Georgia Tech, the punching bag of the Atlantic Coast Conference for two years, beat the Terrapins on a 22-foot jumper with two seconds left. George Thomas' shot gave the Rambling Wreck a 45-43 victory at Cole Field House and broke Tech's 16-game losing streak in the ACC.

Georgia Tech has won only two of 29 conference games; its last ACC victory was against Virginia on March 8, 1980.

"I am deeply embarrassed that Georgia Tech beat us here in Cole Field House," Coach Lefty Driesell said. "I apologize to the fans who have followed us for 13 years. But I'm a fighter. We're going to work extra, extra hard . . . probably two practices a day during the Christmas holidays."

Even though this Tech team (4-3, 1-0 in the ACC), under first-year Coach Bobby Cremins, is much better than the wrecks of past seasons, the Terrapins (7-2, 0-2) knew they shouldn't have lost this game, at home.

"This is the worst feeling I've ever had," said freshman Jeff Adkins, who was defending on Thomas' shot. "It's horrible.
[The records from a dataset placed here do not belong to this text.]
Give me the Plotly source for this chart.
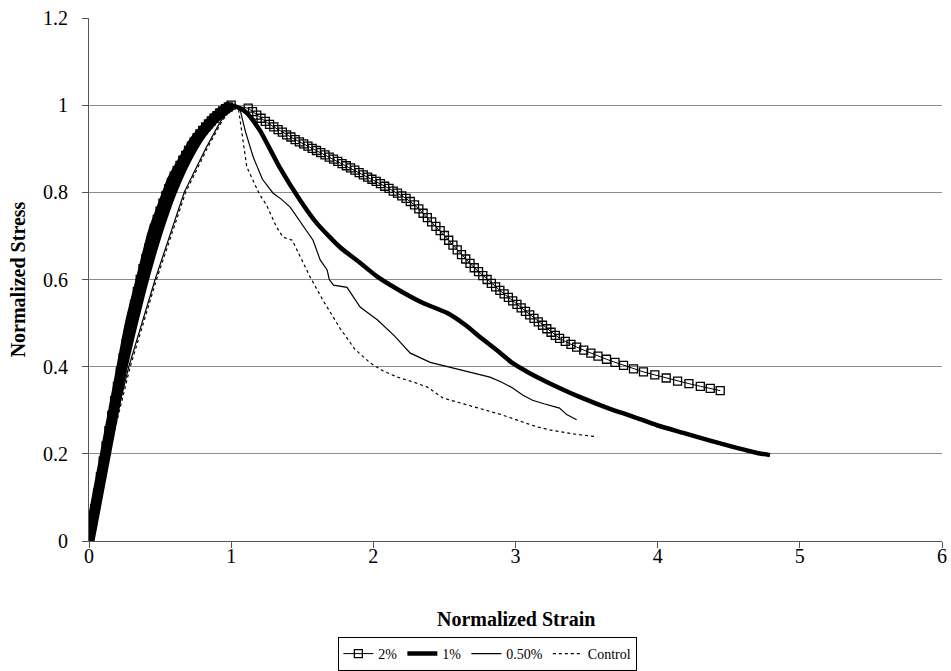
import plotly.graph_objects as go

# ---- data ----
x_2pct = [0.00, 0.02, 0.04, 0.06, 0.08, 0.10, 0.12, 0.14, 0.16, 0.18, 0.20, 0.22, 0.24, 0.26, 0.28,
          0.30, 0.32, 0.34, 0.36, 0.38, 0.40, 0.42, 0.44, 0.46, 0.48, 0.50, 0.52, 0.54, 0.56, 0.58,
          0.60, 0.62, 0.64, 0.66, 0.68, 0.70, 0.72, 0.74, 0.76, 0.78, 0.80, 0.82, 0.84, 0.86, 0.88,
          0.90, 0.92, 0.94, 0.96, 0.98, 1.00,
          1.12, 1.15, 1.18, 1.21, 1.24, 1.27, 1.30, 1.33, 1.36, 1.39, 1.42, 1.45, 1.48, 1.51, 1.54,
          1.57, 1.60, 1.63, 1.66, 1.69, 1.72, 1.75, 1.78, 1.81, 1.84, 1.87, 1.90, 1.93, 1.96, 1.99,
          2.02, 2.05, 2.08, 2.11, 2.14, 2.17, 2.20, 2.23, 2.26, 2.29, 2.32, 2.35, 2.38, 2.41, 2.44,
          2.47, 2.50, 2.53, 2.56, 2.59, 2.62, 2.65, 2.68, 2.71, 2.74, 2.77, 2.80, 2.83, 2.86, 2.89,
          2.92, 2.95, 2.98, 3.01, 3.04, 3.07, 3.10, 3.13, 3.16, 3.19, 3.22, 3.25, 3.28, 3.31, 3.35,
          3.39, 3.43, 3.48, 3.53, 3.58, 3.64, 3.70, 3.76, 3.83, 3.90, 3.98, 4.06, 4.14, 4.22, 4.30,
          4.37, 4.44]
y_2pct = [0.000, 0.037, 0.074, 0.110, 0.147, 0.183, 0.218, 0.253, 0.288, 0.322, 0.355, 0.388, 0.420, 0.452, 0.483,
          0.513, 0.543, 0.572, 0.600, 0.625, 0.648, 0.672, 0.695, 0.717, 0.738, 0.757, 0.775, 0.792, 0.808, 0.823,
          0.837, 0.850, 0.862, 0.874, 0.885, 0.896, 0.906, 0.916, 0.925, 0.934, 0.942, 0.950, 0.957, 0.964, 0.970,
          0.976, 0.982, 0.987, 0.992, 0.996, 1.000,
          0.993, 0.985, 0.977, 0.970, 0.963, 0.956, 0.950, 0.944, 0.938, 0.932, 0.927, 0.921, 0.916, 0.911, 0.906,
          0.901, 0.896, 0.891, 0.886, 0.881, 0.876, 0.871, 0.866, 0.861, 0.856, 0.851, 0.845, 0.840, 0.835, 0.830,
          0.825, 0.820, 0.814, 0.809, 0.803, 0.798, 0.792, 0.786, 0.779, 0.771, 0.762, 0.752, 0.742, 0.732, 0.722,
          0.712, 0.701, 0.690, 0.679, 0.668, 0.657, 0.647, 0.637, 0.627, 0.618, 0.609, 0.600, 0.591, 0.583, 0.575,
          0.567, 0.559, 0.551, 0.543, 0.535, 0.527, 0.519, 0.511, 0.503, 0.495, 0.487, 0.479, 0.472, 0.465, 0.458,
          0.451, 0.445, 0.438, 0.431, 0.424, 0.417, 0.410, 0.403, 0.395, 0.388, 0.381, 0.374, 0.367, 0.361, 0.355,
          0.350, 0.345]
n_rise_2pct = 51  # points up to the peak

x_1pct = [0.00, 0.05, 0.10, 0.15, 0.20, 0.25, 0.30, 0.35, 0.40, 0.45, 0.50, 0.55, 0.60, 0.65, 0.70,
          0.75, 0.80, 0.85, 0.90, 0.95, 1.00, 1.10, 1.20, 1.34, 1.485, 1.60, 1.766, 1.90, 2.03, 2.20,
          2.35, 2.52, 2.65, 2.75, 2.88, 2.98, 3.10, 3.22, 3.455, 3.65, 3.83, 4.00, 4.18, 4.35, 4.53,
          4.70, 4.79]
y_1pct = [0.000, 0.082, 0.163, 0.242, 0.318, 0.391, 0.461, 0.528, 0.592, 0.651, 0.705, 0.754, 0.798, 0.837, 0.871,
          0.901, 0.927, 0.950, 0.970, 0.987, 1.000, 0.985, 0.943, 0.858, 0.782, 0.730, 0.674, 0.640, 0.606, 0.572,
          0.546, 0.523, 0.495, 0.468, 0.435, 0.408, 0.385, 0.365, 0.330, 0.305, 0.285, 0.265, 0.248, 0.232, 0.216,
          0.202, 0.197]

x_05pct = [0.00, 0.13, 0.28, 0.465, 0.67, 0.82, 0.92, 1.00, 1.06, 1.10, 1.155, 1.22, 1.295, 1.35, 1.415,
           1.50, 1.576, 1.626, 1.675, 1.69, 1.72, 1.815, 1.86, 1.907, 1.956, 2.03, 2.15, 2.26, 2.40, 2.52,
           2.63, 2.82, 2.90, 2.98, 3.05, 3.12, 3.20, 3.31, 3.36, 3.43]
y_05pct = [0.000, 0.200, 0.400, 0.600, 0.800, 0.900, 0.960, 1.000, 0.993, 0.940, 0.881, 0.830, 0.798, 0.785, 0.766,
           0.725, 0.690, 0.645, 0.622, 0.600, 0.587, 0.582, 0.560, 0.537, 0.525, 0.507, 0.470, 0.431, 0.410, 0.400,
           0.392, 0.376, 0.365, 0.351, 0.335, 0.323, 0.315, 0.305, 0.290, 0.278]

x_ctrl = [0.00, 0.14, 0.29, 0.475, 0.68, 0.83, 0.93, 1.00, 1.05, 1.08, 1.11, 1.20, 1.25, 1.32, 1.365,
          1.43, 1.49, 1.555, 1.65, 1.766, 1.87, 1.98, 2.07, 2.17, 2.28, 2.38, 2.49, 2.60, 2.75, 2.90,
          3.05, 3.15, 3.24, 3.40, 3.575]
y_ctrl = [0.000, 0.200, 0.400, 0.600, 0.800, 0.900, 0.960, 0.995, 0.995, 0.930, 0.858, 0.795, 0.770, 0.720, 0.697,
          0.690, 0.650, 0.606, 0.550, 0.488, 0.440, 0.408, 0.390, 0.376, 0.365, 0.353, 0.328, 0.318, 0.305, 0.290,
          0.273, 0.262, 0.255, 0.246, 0.239]

series_names = ["2%", "1%", "0.50%", "Control"]
x_ticks = [0, 1, 2, 3, 4, 5, 6]
y_ticks = [0, 0.2, 0.4, 0.6, 0.8, 1, 1.2]
y_tick_labels = ["0", "0.2", "0.4", "0.6", "0.8", "1", "1.2"]
x_title = "Normalized Strain"
y_title = "Normalized Stress"

FONT = "Liberation Serif, Times New Roman, serif"

fig = go.Figure()
# dense rising part of the 2% curve merges into a solid band
fig.add_trace(go.Scatter(
    x=x_2pct[:n_rise_2pct], y=y_2pct[:n_rise_2pct], mode="lines", showlegend=False, legendgroup="2",
    line=dict(color="black", width=11), hoverinfo="skip",
))
fig.add_trace(go.Scatter(
    x=x_2pct, y=y_2pct, name=series_names[0], mode="lines+markers", legendgroup="2",
    line=dict(color="black", width=1),
    marker=dict(symbol="square-open", size=8, color="black", line=dict(width=1.3, color="black")),
))
fig.add_trace(go.Scatter(
    x=x_1pct, y=y_1pct, name=series_names[1], mode="lines",
    line=dict(color="black", width=4.5, shape="spline", smoothing=0.6),
))
fig.add_trace(go.Scatter(
    x=x_05pct, y=y_05pct, name=series_names[2], mode="lines",
    line=dict(color="black", width=1.2),
))
fig.add_trace(go.Scatter(
    x=x_ctrl, y=y_ctrl, name=series_names[3], mode="lines",
    line=dict(color="black", width=1.2, dash="dot"),
))

fig.update_layout(
    width=951, height=671,
    margin=dict(l=89, r=9, t=18, b=130, autoexpand=False),
    paper_bgcolor="white", plot_bgcolor="white",
    font=dict(family=FONT, color="black", size=20),
    showlegend=True,
    legend=dict(
        orientation="h", xref="container", x=0.513, xanchor="center",
        yref="container", y=0.0, yanchor="bottom",
        bordercolor="black", borderwidth=1, bgcolor="white",
        font=dict(family=FONT, size=14, color="black"),
        tracegroupgap=0,
    ),
    xaxis=dict(
        range=[0, 6], tickvals=x_ticks, ticks="outside", ticklen=6, tickcolor="#555",
        showline=True, linecolor="#555", linewidth=1, showgrid=False, zeroline=False, automargin=False,
        tickfont=dict(family=FONT, size=20), ticklabelstandoff=-9,
    ),
    yaxis=dict(
        range=[0, 1.2], tickvals=y_ticks, ticktext=y_tick_labels, ticks="outside", ticklen=6, tickcolor="#555",
        showline=True, linecolor="#555", linewidth=1, showgrid=True, gridcolor="#8c8c8c", gridwidth=1,
        zeroline=False, automargin=False,
        tickfont=dict(family=FONT, size=20), ticklabelstandoff=10,
        title=dict(text="<b>" + y_title + "</b>", font=dict(family=FONT, size=20), standoff=12),
    ),
    annotations=[dict(
        text="<b>" + x_title + "</b>", xref="paper", yref="paper", x=0.5, y=-0.149,
        xanchor="center", yanchor="middle", showarrow=False, font=dict(family=FONT, size=20, color="black"),
    )],
)

fig.write_html("out.html")
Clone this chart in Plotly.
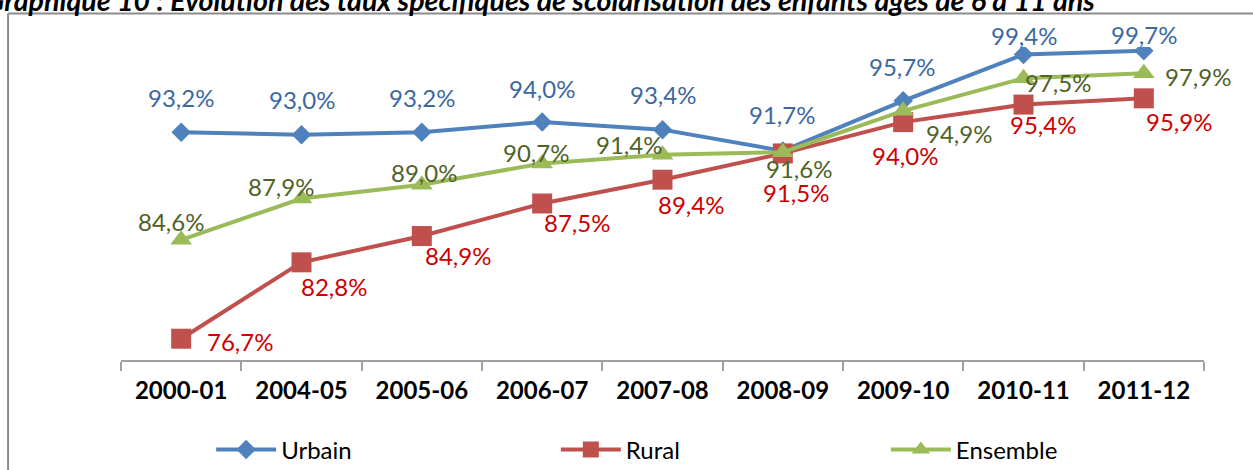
import plotly.graph_objects as go

# ---- data ----
categories = ["2000-01", "2004-05", "2005-06", "2006-07", "2007-08",
              "2008-09", "2009-10", "2010-11", "2011-12"]
urbain = [93.2, 93.0, 93.2, 94.0, 93.4, 91.7, 95.7, 99.4, 99.7]
rural = [76.7, 82.8, 84.9, 87.5, 89.4, 91.5, 94.0, 95.4, 95.9]
ensemble = [84.6, 87.9, 89.0, 90.7, 91.4, 91.6, 94.9, 97.5, 97.9]
series_names = ["Urbain", "Rural", "Ensemble"]
title_text = "Graphique 10 : Evolution des taux spécifiques de scolarisation des enfants âgés de 6 à 11 ans"

# ---- label offsets (pixels, dx right, dy down) ----
off_urbain = [(0, -35), (0, -35), (0, -35), (0, -34), (0, -35), (-1, -36), (-1, -34), (0, -19), (0, -16)]
off_rural = [(59, 3), (32, 24), (36, 19), (35, 19), (28, 25), (13, 39), (2, 33), (19, 20), (35, 23)]
off_ens = [(-10, -18), (-21, -12), (2, -12), (-6, -11), (-34, -10), (16, 16), (56, 23), (34, 4), (54, 3)]

line_colors = ["#4F81BD", "#C0504D", "#9BBB59"]
label_colors = ["#3B68A0", "#CC0000", "#4F6228"]
symbols = ["diamond", "square", "triangle-up"]
msizes = [15, 20, 19]
legend_ids = ["legend", "legend2", "legend3"]
legend_x = [0.1685, 0.4436, 0.7070]
FONT = "Lato"

fig = go.Figure()
all_series = [urbain, rural, ensemble]
all_offs = [off_urbain, off_rural, off_ens]
for name, vals, col, sym, ms, lid in zip(series_names, all_series, line_colors, symbols, msizes, legend_ids):
    fig.add_trace(go.Scatter(
        x=categories, y=vals, name=name, mode="lines+markers",
        line=dict(color=col, width=4),
        marker=dict(symbol=sym, size=ms, color=col, line=dict(width=0)),
        hoverinfo="skip", legend=lid,
    ))

annotations = []
for vals, offs, lc in zip(all_series, all_offs, label_colors):
    for cat, v, (dx, dy) in zip(categories, vals, offs):
        annotations.append(dict(
            x=cat, y=v, xref="x", yref="y",
            text=f"{v:.1f}%".replace(".", ","),
            showarrow=False, xshift=dx, yshift=-dy,
            font=dict(family=FONT, size=24, color=lc),
            xanchor="center", yanchor="middle",
        ))

# title (partly cut off at the top, as in the reference)
annotations.append(dict(
    x=0.901, y=1.090, xref="paper", yref="paper",
    text=f"<b><i>{title_text}</i></b>", showarrow=False,
    xanchor="right", yanchor="bottom",
    font=dict(family=FONT, size=28.6, color="#000000"),
))

shapes = [
    dict(type="line", xref="paper", yref="paper", x0=-0.1043, x1=1.05, y0=1.107, y1=1.107,
         line=dict(color="#8C8C8C", width=2)),
    dict(type="line", xref="paper", yref="paper", x0=-0.1043, x1=-0.1043, y0=1.107, y1=-0.36,
         line=dict(color="#8C8C8C", width=2)),
]

legends = {}
for lid, lx in zip(legend_ids, legend_x):
    legends[lid] = dict(orientation="h", xref="container", yref="container",
                        x=lx, xanchor="left", y=0.0426, yanchor="middle",
                        font=dict(family=FONT, size=24, color="#000000"),
                        bgcolor="rgba(0,0,0,0)", itemwidth=60)

fig.update_layout(
    width=1253, height=470,
    margin=dict(l=121, r=49, t=47, b=110),
    paper_bgcolor="white", plot_bgcolor="white",
    showlegend=True,
    xaxis=dict(type="category", showline=True, linecolor="#A0A0A0", linewidth=1.5,
               ticks="outside", tickson="boundaries", ticklen=9, tickcolor="#A0A0A0",
               tickwidth=1.5, showgrid=False, zeroline=False, ticklabelstandoff=8,
               tickfont=dict(family=FONT, size=24, color="#000000", weight="bold"),
               range=[-0.5, 8.5]),
    yaxis=dict(range=[75, 100], visible=False, showgrid=False, zeroline=False),
    annotations=annotations,
    shapes=shapes,
    **legends,
)

fig.write_html(
    "out.html",
    config={"displayModeBar": False},
    post_script="document.body.style.margin='0';document.body.style.overflow='hidden';",
)
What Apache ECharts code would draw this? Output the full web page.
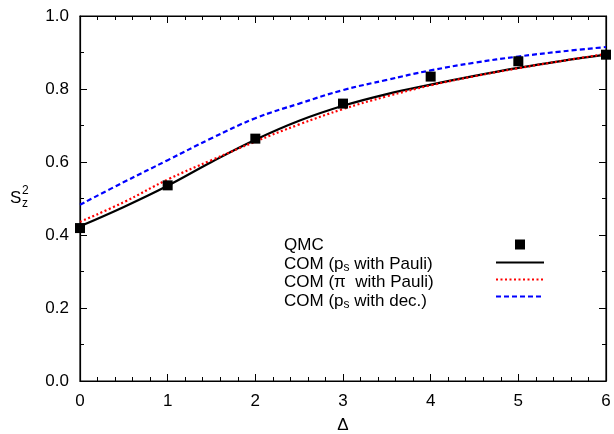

This loss just tears up the whole holiday season for us."

Until their next game, at UCLA on Tuesday, the Terrapins will keep replaying that shot that Thomas made from the left corner. Worse, Thomas is the Tech player least likely to take a jump shot with the game on the line.

Tech led, 20-18, at halftime and was comfortably ahead, 40-32, with 10 minutes left. But Maryland turned a full-court press into an offensive weapon, scoring nine of the next 11 points to take a 43-42 lead on Herman Veal's rebound basket with 4:06 to play.

Then Veal fouled Tech's Brook Steppe and the ACC's leading scorer tied the game at 43 with his first free throw. Steppe missed the second, but Lee Goza, Tech's 6-foot-9 center, got the rebound with 2:43 left.

The Yellow Jackets held the ball, running the clock down to seven seconds before calling time to set up the final play.

Cremins decided that Steppe, who entered the game with a 21-point scoring average, would be a decoy and that whoever was open would take the final shot. A 22-footer by Thomas was about the sixth of five alternatives.

"We all thought Steppe would take the final shot," said Maryland guard Reggie Jackson, who played admirable defense on Steppe in the first half before getting into foul trouble.

Thomas threw the inbounds pass to forward Maurice Bradford, then took a return pass deep in the left corner. Thomas squared to the basket and launched the shot that would give Maryland its first home defeat this season.

Maryland tried two plays in those last two seconds. On the first, Dutch Morley threw a long inbounds pass to Adrian Branch at midcourt. Branch called time as soon as he touched the ball. The clock ticked down to one second. Morley threw the second inbounds pass to center Charles Pittman, but he missed a 13-footer from the left base line with no time remaining.

"I know they weren't looking for me to shoot a jumper," Thomas said. "I'm the last man they would expect. I just happened to get open in the corner. It feels great, just great to have done it. But if I had it to do all over again, I would want Brook (his roommate) to take the shot."

Said Cremins: "The kid did it all by himself. I decided to use Brook as a decoy and they keyed on him. It worked. This is the best basketball we've ever played."

It was also slow, agonizing basketball, the only way Georgia Tech figured to beat Maryland. "We played to their beat," Jackson said. "You get into that type of game with them and they can win it."

What caused Maryland's downfall more than anything was its 35 percent shooting. The Terrapins rarely got the ball inside to Pittman (five points) and Veal (13 points, eight rebounds).

"We were taking horrible, horrible shots," Driesell said. "But we still should have won the game.

"I think games like this (Tech's slowdown) are going to kill college basketball," Driesell added. "I wouldn't have paid 2 cents to see this game."

Bryan Palmer, a 6-foot-10 forward from Susquehannock High School in Glen Rock, Pa., announced yesterday he will attend Maryland next year. Palmer, averaging 25 points and 15 rebounds, chose Maryland over Syracuse and Massachussetts.